If a population is exposed to directional selection (see IV.6.2), for example for increased body size, the average size of organism in the population initially changes rapidly; however, after a certain time, the population will cease to react to selection. At least three phenomena can be responsible for the loss of evolutionary plasticity. The simplest (and mostly incorrect) explanation is exhaustion of genetically determined variability in the population. It follows that this is an incorrect explanation, amongst other things, from the fact that the population almost always retains the ability to respond to selection in the opposite direction (Lynch & Walsh 1998).

Another possible explanation is genetic homeostasis (see IV.9.2). Genetic homeostasis is a complicated phenomenon in which a key role is apparently played by the pleiotropic effects of a large number of genes, i.e. their effect on a number of traits, and also epistatic interactions amongst the individual genes. If, for example, through artificial selection during the experiment, we increase the frequency in the population of alleles that have a negative effect on the viability of the organism in the homozygote state or are even lethal in the homozygote state, the population will cease to respond to directional selection at the moment when the intensity of the directed artificial selection equals the intensity of natural selection, acting in the opposite direction.

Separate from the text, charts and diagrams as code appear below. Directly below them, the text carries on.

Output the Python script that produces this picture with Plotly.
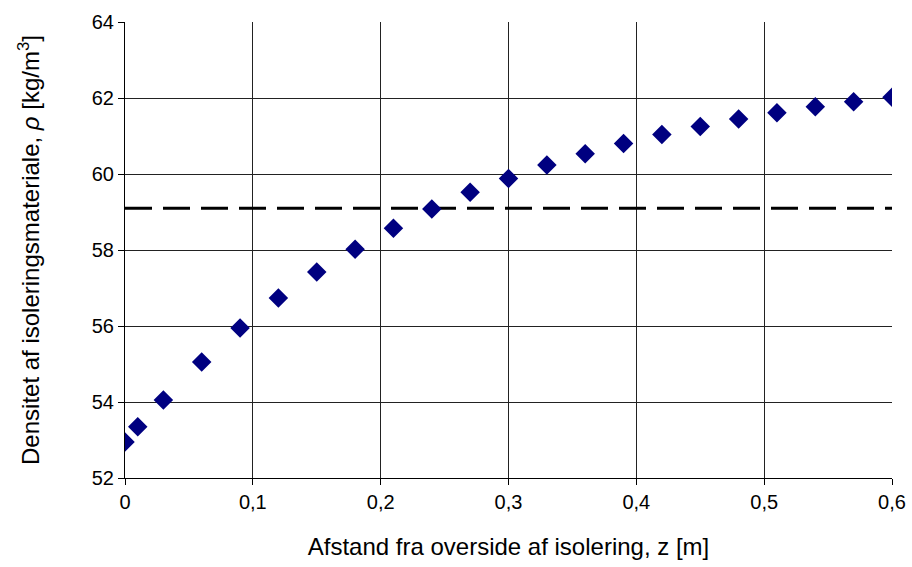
import plotly.graph_objects as go

z = [0, 0.01, 0.03, 0.06, 0.09, 0.12, 0.15, 0.18, 0.21, 0.24, 0.27, 0.30,
     0.33, 0.36, 0.39, 0.42, 0.45, 0.48, 0.51, 0.54, 0.57, 0.60]
rho = [52.95, 53.35, 54.05, 55.05, 55.95, 56.74, 57.42, 58.02, 58.57, 59.08, 59.52, 59.88,
       60.24, 60.53, 60.80, 61.04, 61.25, 61.45, 61.61, 61.77, 61.90, 62.02]
ref_x = [0, 0.6]
ref_y = [59.1, 59.1]
x_ticks = [0, 0.1, 0.2, 0.3, 0.4, 0.5, 0.6]
x_tick_labels = ["0", "0,1", "0,2", "0,3", "0,4", "0,5", "0,6"]
y_ticks = [52, 54, 56, 58, 60, 62, 64]

FONT = "Liberation Sans, Arial, sans-serif"

fig = go.Figure()
fig.add_trace(go.Scatter(x=ref_x, y=ref_y, mode="lines",
                         line=dict(color="black", width=3, dash="27px,11px"),
                         showlegend=False, hoverinfo="skip"))
fig.add_trace(go.Scatter(x=z, y=rho, mode="markers",
                         marker=dict(symbol="diamond", size=15, color="#000080",
                                     line=dict(width=0)),
                         showlegend=False))

fig.update_layout(
    width=912, height=567,
    margin=dict(l=125, r=20, t=22, b=89),
    paper_bgcolor="white", plot_bgcolor="white",
    font=dict(family=FONT, size=20, color="black"),
    xaxis=dict(range=[0, 0.6], tickvals=x_ticks, ticktext=x_tick_labels,
               tickfont=dict(family=FONT, size=20, color="black"),
               automargin=False, ticklabeloverflow="allow",
               showgrid=True, gridcolor="#222", gridwidth=1,
               showline=True, linecolor="black", linewidth=1,
               ticks="outside", ticklen=6, tickcolor="black",
               zeroline=False,
               title=dict(text="Afstand fra overside af isolering, z [m]",
                          font=dict(family=FONT, size=24, color="black"), standoff=26)),
    yaxis=dict(range=[52, 64], tickvals=y_ticks,
               tickfont=dict(family=FONT, size=20, color="black"),
               automargin=False,
               showgrid=True, gridcolor="#222", gridwidth=1,
               showline=True, linecolor="black", linewidth=1,
               ticks="outside", ticklen=6, tickcolor="black",
               zeroline=False,
               title=dict(text="Densitet af isoleringsmateriale, <i>ρ</i> [kg/m<sup>3</sup>]",
                          font=dict(family=FONT, size=24, color="black"), standoff=45)),
)

fig.write_html("out.html",
               config={"displayModeBar": False},
               post_script="document.body.style.margin='0';document.body.style.overflow='hidden';")
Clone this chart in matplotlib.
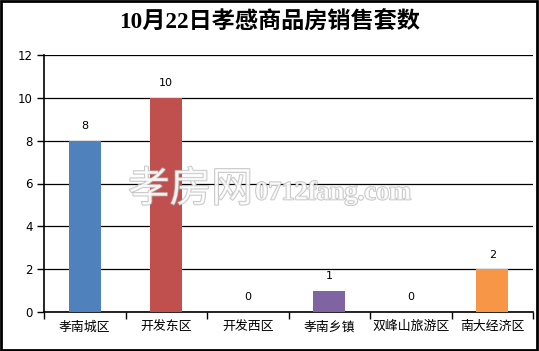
import matplotlib.pyplot as plt
import matplotlib.patheffects as pe
from matplotlib.patches import Rectangle

plt.rcParams['font.family'] = ['DejaVu Sans', 'Noto Sans CJK SC']

districts = ['孝南城区', '开发东区', '开发西区', '孝南乡镇', '双峰山旅游区', '南大经济区']
sales = [8, 10, 0, 1, 0, 2]
colors = ['#4F81BD', '#C0504D', '#9BBB59', '#8064A2', '#4BACC6', '#F79646']
y_ticks = [0, 2, 4, 6, 8, 10, 12]

fig = plt.figure(figsize=(5.39, 3.51), dpi=100)
ax = fig.add_axes([44 / 539, 1 - 312 / 351, (533 - 44) / 539, (312 - 55) / 351])

x = list(range(len(districts)))
ax.bar(x, sales, width=0.39, color=colors, zorder=3)
for xi, v in zip(x, sales):
    ax.text(xi, v + 0.45, str(v), ha='center', va='bottom', fontsize=8, zorder=4)

ax.set_xlim(-0.5, len(districts) - 0.5)
ax.set_ylim(0, 12)
ax.set_yticks(y_ticks)
ax.set_yticklabels([str(t) for t in y_ticks], fontsize=8.5)
ax.grid(axis='y', color='black', linewidth=0.9, zorder=0)

# category labels centred, ticks at the category boundaries
ax.set_xticks([i - 0.5 for i in range(len(districts) + 1)])
ax.set_xticklabels([])
ax.set_xticks(x, minor=True)
ax.set_xticklabels(districts, minor=True, fontsize=9.3, family=['Noto Sans CJK SC'])
ax.tick_params(axis='x', which='minor', length=0, pad=6)
ax.tick_params(axis='x', which='major', length=5, width=1)
ax.tick_params(axis='y', length=5, width=1, pad=3)

for s in ['top', 'right']:
    ax.spines[s].set_visible(False)
for s in ['left', 'bottom']:
    ax.spines[s].set_linewidth(1.2)

fig.text(0.5, 1 - 22 / 351, '10月22日孝感商品房销售套数', ha='center', va='center',
         fontsize=16.7, fontweight='bold', family=['Liberation Serif', 'Noto Sans CJK SC'])

# watermark
wm = [pe.withStroke(linewidth=1.2, foreground='#b0b0b0')]
fig.text(128 / 539, 1 - 190 / 351, '孝房网', ha='left', va='center', fontsize=30,
         color='white', alpha=0.75, family=['Noto Sans CJK SC'], path_effects=wm, zorder=10)
fig.text(255 / 539, 1 - 193 / 351, '0712fang.com', ha='left', va='center', fontsize=19,
         color='white', alpha=0.75, family=['Liberation Serif'], fontweight='bold',
         path_effects=wm, zorder=10)

fig.patches.append(Rectangle((0.002, 0.004), 0.994, 0.993, transform=fig.transFigure,
                             fill=False, edgecolor='black', linewidth=2))

fig.savefig('out.png', dpi=100)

The third cause of loss of responsiveness in the population could be the existence of supergenes. The population can still have a large amount of additive genetically determined variability; however, this variability is contained primarily inside supergenes and, unless recombination occurs between the loci inside the supergene, it is not available for evolution (Sheppard 1958). Cases are known where the population resists intensive selection for dozens of generations without changing at all through the effect of this selection and suddenly, as if without any reason, it begins to respond to the selection pressure again. The main reason for the renewal of evolutionary responsiveness could be the formation of a rare recombinant in which the alleles in closely neighbouring loci within certain alleles of the supergene are separated.